Smaller universities often produce better research
A new study shows that smaller universities may produce research which is on a par with larger, more elite establishments, according to a paper published in the OECD journal Higher Education Management and Policy.
The paper explains that this is because once a research department exceeds a certain size – the ‘upper critical mass’ – research quality tends to saturate. The paper concludes that continued concentration of resources into the largest universities is not the best policy for academic research. Instead, the best way to amplify the overall strength of the sector is to boost smaller research groups.
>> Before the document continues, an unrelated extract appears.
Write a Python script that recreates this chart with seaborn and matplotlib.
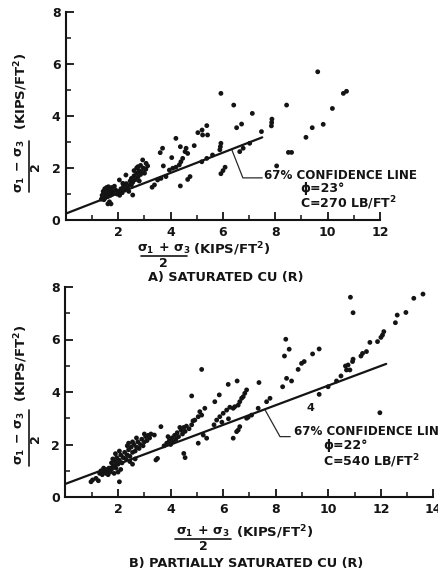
import numpy as np
import pandas as pd
import matplotlib
matplotlib.use("Agg")
import matplotlib.pyplot as plt
from matplotlib.lines import Line2D
import seaborn as sns

# ---------------------------------------------------------------------------
# Data: p = (s1 + s3)/2 and q = (s1 - s3)/2, both in kips/ft^2
# ---------------------------------------------------------------------------
saturated_points = [
    (1.35, 0.80), (1.40, 0.90), (1.45, 1.00), (1.42, 1.10), (1.50, 0.85), (1.52, 0.95),
    (1.55, 1.05), (1.58, 1.15), (1.60, 0.90), (1.62, 1.00), (1.65, 1.10), (1.68, 1.20),
    (1.70, 0.95), (1.72, 1.05), (1.75, 1.25), (1.78, 1.00), (1.80, 1.10), (1.48, 1.20),
    (1.55, 1.25), (1.85, 1.30), (1.38, 0.95), (1.45, 0.78), (1.62, 1.28), (1.90, 1.15),
    (1.60, 0.62), (1.72, 0.62), (1.66, 0.70),
    (1.95, 1.00), (2.00, 1.10), (2.05, 0.95), (2.10, 1.20), (2.15, 1.05), (2.20, 1.30),
    (2.25, 1.15), (2.30, 1.40), (2.35, 1.25), (2.40, 1.10), (2.45, 1.35), (2.04, 1.54),
    (2.17, 1.41), (2.29, 1.73), (2.55, 0.96),
    (2.45, 1.50), (2.50, 1.60), (2.55, 1.45), (2.60, 1.70), (2.65, 1.55), (2.70, 1.80),
    (2.75, 1.65), (2.80, 1.90), (2.85, 1.75), (2.90, 1.85), (2.95, 2.00), (3.00, 1.80),
    (3.05, 1.95), (2.60, 1.90), (2.70, 2.00), (2.80, 1.50), (2.50, 1.35), (2.93, 2.31),
    (3.06, 2.18), (3.12, 2.08), (2.85, 2.10), (2.75, 2.05),
    (3.29, 1.26), (3.38, 1.35), (3.50, 1.54), (3.63, 1.60), (3.82, 1.67), (3.95, 1.92),
    (4.08, 1.99), (4.20, 2.03), (4.33, 2.12), (4.39, 2.24), (4.46, 2.37), (3.72, 2.08),
    (3.60, 2.59), (3.69, 2.76), (4.04, 2.40), (4.20, 3.14), (4.37, 2.82), (4.59, 2.76),
    (4.55, 2.63), (4.65, 2.56), (4.90, 2.86), (4.74, 1.67), (4.65, 1.56), (4.37, 1.31),
    (5.19, 2.24), (5.38, 2.37), (5.04, 3.36), (5.20, 3.46), (5.38, 3.63), (5.22, 3.27),
    (5.41, 3.27), (5.60, 2.50), (5.88, 2.70), (5.90, 2.82), (5.92, 2.95), (5.92, 1.78),
    (6.00, 1.90), (6.08, 2.03), (5.92, 4.87), (6.41, 4.42), (7.12, 4.10), (6.71, 3.69),
    (6.52, 3.55), (7.85, 3.62), (7.86, 3.75), (7.87, 3.88), (8.43, 4.42), (9.62, 5.70),
    (10.60, 4.87), (10.72, 4.95), (10.18, 4.29), (9.83, 3.68), (9.41, 3.55), (9.17, 3.18),
    (8.50, 2.60), (8.62, 2.60), (7.47, 3.40), (7.02, 2.95), (6.77, 2.76), (6.64, 2.63),
    (8.05, 2.08),
]

partial_points = [
    (1.03, 0.65), (1.16, 0.71), (0.97, 0.58), (2.05, 0.58), (1.25, 0.62),
    (1.30, 0.90), (1.35, 1.00), (1.40, 0.85), (1.45, 0.95), (1.50, 1.05), (1.55, 0.90),
    (1.60, 1.00), (1.65, 1.10), (1.70, 0.95), (1.75, 1.05), (1.80, 1.15), (1.45, 1.10),
    (1.62, 0.85), (1.85, 0.90),
    (1.75, 1.30), (1.80, 1.45), (1.85, 1.20), (1.90, 1.35), (1.95, 1.50), (2.00, 1.25),
    (2.05, 1.40), (2.10, 1.60), (2.15, 1.30), (2.20, 1.50), (2.25, 1.70), (2.30, 1.45),
    (1.92, 1.10), (2.00, 0.95), (2.10, 1.05), (1.90, 1.65), (2.05, 1.75),
    (2.35, 1.60), (2.40, 1.80), (2.45, 1.55), (2.50, 1.90), (2.55, 1.70), (2.60, 2.00),
    (2.65, 1.75), (2.70, 1.90), (2.75, 2.10), (2.80, 1.85), (2.85, 2.00), (2.90, 2.20),
    (2.95, 1.95), (3.00, 2.10), (3.05, 2.30), (3.10, 2.15), (3.15, 2.35), (3.20, 2.25),
    (2.45, 1.35), (2.55, 1.25), (2.65, 1.45), (2.40, 2.05), (2.55, 2.10), (2.70, 2.25),
    (2.35, 1.95), (3.00, 2.40), (3.25, 2.40),
    (3.38, 2.36), (3.63, 2.68), (3.50, 1.47), (3.44, 1.41),
    (3.75, 1.95), (3.85, 2.05), (3.95, 2.15), (4.00, 2.00), (4.05, 2.25), (4.15, 2.35),
    (4.20, 2.20), (4.25, 2.45), (4.30, 2.30), (4.40, 2.55), (4.45, 2.40), (4.50, 2.65),
    (4.55, 2.50), (4.60, 2.70), (4.70, 2.60), (4.80, 2.75), (4.85, 2.90), (3.90, 2.30),
    (4.10, 2.10), (4.35, 2.65),
    (4.50, 1.66), (4.55, 1.50), (4.80, 3.85), (5.18, 4.86),
    (4.92, 2.93), (5.05, 3.06), (5.18, 3.12), (5.11, 3.25), (5.30, 3.38), (5.24, 2.36),
    (5.37, 2.24), (5.05, 2.05),
    (5.68, 3.63), (5.85, 3.89), (5.75, 2.93), (5.87, 3.06), (6.00, 3.19), (6.13, 3.31),
    (6.25, 3.42), (6.38, 3.38), (6.44, 3.44), (6.57, 3.50), (6.63, 3.63), (6.70, 3.76),
    (6.76, 3.82), (6.82, 3.95), (6.89, 4.08), (6.19, 4.29), (6.53, 4.42), (7.36, 4.36),
    (6.51, 2.49), (6.57, 2.55), (6.63, 2.68), (6.38, 2.24),
    (5.65, 2.75), (5.95, 2.85), (6.20, 2.98),
    (7.65, 3.63), (7.78, 3.76), (7.33, 3.38), (7.08, 3.12), (6.95, 3.04), (6.89, 3.00),
    (8.38, 6.01), (8.51, 5.63), (8.33, 5.37), (8.41, 4.52), (8.60, 4.42), (8.26, 4.20),
    (8.85, 4.86), (8.98, 5.09), (9.08, 5.16), (9.40, 5.45), (9.65, 5.64),
    (9.65, 3.91), (9.99, 4.20), (10.31, 4.42), (10.48, 4.61), (10.65, 4.99), (10.69, 4.84),
    (10.82, 4.84), (10.75, 5.03), (10.92, 5.16), (10.94, 5.25), (11.24, 5.37), (11.30, 5.47),
    (11.45, 5.54), (11.58, 5.89), (11.87, 5.92), (12.00, 6.08), (12.06, 6.17), (12.11, 6.30),
    (12.55, 6.64), (12.62, 6.93), (12.95, 7.03), (13.25, 7.57), (13.60, 7.73), (10.84, 7.61),
    (10.94, 7.02), (11.96, 3.21),
]

# 67% confidence strength lines: friction angle (deg) and cohesion (lb/ft^2)
sat_phi_deg, sat_c_psf, sat_line_end = 23, 270, 7.5
part_phi_deg, part_c_psf, part_line_end = 22, 540, 12.2

panel_titles = ["A) SATURATED CU (R)", "B) PARTIALLY SATURATED CU (R)"]
x_ticks_sat = [2, 4, 6, 8, 10, 12]
x_ticks_part = [2, 4, 6, 8, 10, 12, 14]
y_ticks = [0, 2, 4, 6, 8]

# ---------------------------------------------------------------------------
sns.set_theme(style="ticks")
plt.rcParams["font.family"] = ["DejaVu Sans"]
plt.rcParams["font.weight"] = "bold"
plt.rcParams["mathtext.fontset"] = "custom"
plt.rcParams["mathtext.rm"] = "DejaVu Sans:bold"
plt.rcParams["mathtext.it"] = "DejaVu Sans:bold"
plt.rcParams["mathtext.bf"] = "DejaVu Sans:bold"
plt.rcParams["mathtext.default"] = "rm"

INK = "#141414"
W, H = 439, 573
fig = plt.figure(figsize=(W / 100, H / 100), dpi=100)
fig.patch.set_facecolor("white")


def fx(px):
    return px / W


def fy(py):
    return 1 - py / H


def pq_line(phi_deg, c_psf, x_end):
    phi = np.radians(phi_deg)
    a = c_psf / 1000.0 * np.cos(phi)
    x = np.array([0.0, x_end])
    return pd.DataFrame({"p": x, "q": a + np.sin(phi) * x})


def style_axes(ax, xmax, xticks):
    ax.set_xlim(0, xmax)
    ax.set_ylim(0, 8)
    sns.despine(ax=ax)
    for s in ("left", "bottom"):
        ax.spines[s].set_linewidth(1.5)
        ax.spines[s].set_color(INK)
    ax.set_xticks(xticks)
    ax.set_xticks(np.arange(1, xmax, 2), minor=True)
    ax.set_yticks(y_ticks)
    ax.set_yticks([1, 3, 5, 7], minor=True)
    ax.tick_params(which="major", direction="in", length=6, width=1.3, color=INK,
                   labelsize=9, labelcolor=INK)
    ax.tick_params(which="minor", direction="in", length=3.5, width=1.1, color=INK)
    ax.tick_params(axis="x", which="major", pad=4)
    ax.tick_params(axis="y", which="major", pad=4)
    for lab in ax.get_xticklabels() + ax.get_yticklabels():
        lab.set_fontweight("bold")
    ax.set_xlabel("")
    ax.set_ylabel("")
    ax.set_facecolor("white")


def draw_panel(ax, pts, phi, c, x_end):
    df = pd.DataFrame(pts, columns=["p", "q"])
    sns.scatterplot(data=df, x="p", y="q", ax=ax, s=12, color=INK,
                    edgecolor="none", linewidth=0, zorder=3, clip_on=False)
    line = pq_line(phi, c, x_end)
    sns.lineplot(data=line, x="p", y="q", ax=ax, color=INK, linewidth=1.6,
                 zorder=4, clip_on=False)


def x_fraction_label(num_cx, py, bar_x0, bar_x1, den_cx, units_x, fs=9):
    fig.text(fx(num_cx), fy(py), r"$\sigma_1\,+\,\sigma_3$", ha="center", va="center",
             fontsize=fs, color=INK)
    fig.add_artist(Line2D([fx(bar_x0), fx(bar_x1)], [fy(py + 7), fy(py + 7)],
                          color=INK, linewidth=1.2))
    fig.text(fx(den_cx), fy(py + 14), "2", ha="center", va="center", fontsize=fs,
             fontweight="bold", color=INK)
    fig.text(fx(units_x), fy(py), r"(KIPS/FT$^2$)", ha="left", va="center",
             fontsize=9.5, color=INK)


def y_fraction_label(num_cy, bar_y0, bar_y1, units_cy, fs=9):
    fig.text(fx(20), fy(num_cy), r"$\sigma_1\,-\,\sigma_3$", ha="center", va="center",
             rotation=90, fontsize=fs, color=INK)
    fig.add_artist(Line2D([fx(29), fx(29)], [fy(bar_y0), fy(bar_y1)],
                          color=INK, linewidth=1.2))
    fig.text(fx(35), fy(num_cy + 1), "2", ha="center", va="center", rotation=90,
             fontsize=fs, fontweight="bold", color=INK)
    fig.text(fx(21), fy(units_cy), r"(KIPS/FT$^2$)", ha="center", va="center",
             rotation=90, fontsize=9.5, color=INK)


# ---------------- Panel A: saturated -----------------
ax1 = fig.add_axes([fx(66), fy(220), fx(380) - fx(66), fy(12) - fy(220)])
draw_panel(ax1, saturated_points, sat_phi_deg, sat_c_psf, sat_line_end)
style_axes(ax1, 12, x_ticks_sat)

ax1.add_line(Line2D([6.33, 6.76, 7.50], [2.72, 1.62, 1.62], color="#2a2a2a",
                    linewidth=0.9, zorder=2))
ax1.text(7.55, 1.70, "67% CONFIDENCE LINE", fontsize=8.6, fontweight="bold",
         va="center", ha="left", color=INK)
ax1.text(8.94, 1.22, "\u03d5=23\u00b0", fontsize=9, fontweight="bold",
         va="center", ha="left", color=INK)
ax1.text(8.94, 0.63, r"C=270 LB/FT$^2$", fontsize=9, fontweight="bold",
         va="center", ha="left", color=INK)

x_fraction_label(164, 249, 141, 187, 163, 193)
y_fraction_label(166, 141, 192, 91)
fig.text(fx(226), fy(278), panel_titles[0], ha="center", va="center",
         fontsize=9.3, fontweight="bold", color=INK)

# ---------------- Panel B: partially saturated -----------------
ax2 = fig.add_axes([fx(65.5), fy(497), fx(433.5) - fx(65.5), fy(287) - fy(497)])
draw_panel(ax2, partial_points, part_phi_deg, part_c_psf, part_line_end)
style_axes(ax2, 14, x_ticks_part)

ax2.add_line(Line2D([7.58, 8.16, 8.55], [3.34, 2.30, 2.30], color="#2a2a2a",
                    linewidth=0.9, zorder=2))
ax2.text(8.68, 2.50, "67% CONFIDENCE LINE", fontsize=8.6, fontweight="bold",
         va="center", ha="left", color=INK, clip_on=False)
ax2.text(9.79, 1.98, "\u03d5=22\u00b0", fontsize=9, fontweight="bold",
         va="center", ha="left", color=INK)
ax2.text(9.79, 1.37, r"C=540 LB/FT$^2$", fontsize=9, fontweight="bold",
         va="center", ha="left", color=INK)
ax2.text(9.30, 3.38, "4", fontsize=8, fontweight="bold", va="center",
         ha="center", color=INK)

x_fraction_label(203, 532, 175, 231, 203, 236)
y_fraction_label(438, 410, 466, 363)
fig.text(fx(246), fy(563), panel_titles[1], ha="center", va="center",
         fontsize=9.3, fontweight="bold", color=INK)

fig.savefig("out.png", dpi=100, facecolor="white")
The study, authored by Ralph Kenna from Coventry University and Bertrand Berche from the University of Nancy in France, helps explain a 2010 report published by the Higher Education Policy Institute (HEPI) which shows that the research impact of the 1994 Group matches that of most Russell Group universities.
The analysis carried out by Kenna and Berche uses data gathered from the UK’s Research Assessment Exercise to explore the relationship between research group size and the quality of output, and compare the performances of the 1994 Group of smaller research-focused universities to those of Russell Group’s larger institutions.
Kenna’s and Berche’s findings indicate that when research groups exceed a certain discipline-dependent size, their research becomes of similar quality. The fact that both the 1994 and Russell Groups’ research departments mostly exceed this size explains why they tend to produce research of comparable quality, despite the Russell Group being better resourced.
Dr Ralph Kenna, Deputy Director of the Applied Mathematics Research Centre at Coventry University, said: “The mathematical model turns the notion of critical mass – popular amongst managers and policy makers – on its head. The old idea of critical mass as a threshold size that a department must reach to produce high-quality research is unsupported in the scientific literature.
“The new concept of an upper limit, beyond which research quality saturates, is linked to a sociological mechanism known as the Ringelmann effect. This is a phenomenon whereby productivity increases with size, but the gain reduces with each new member added to a group.
“In academia, the Ringelmann effect is ascribed to coordination losses – not everyone can meaningfully interact with everyone else in large research departments. Thus those exceeding the upper critical mass tend to fragment and reach a plateau in the quality of their research output.”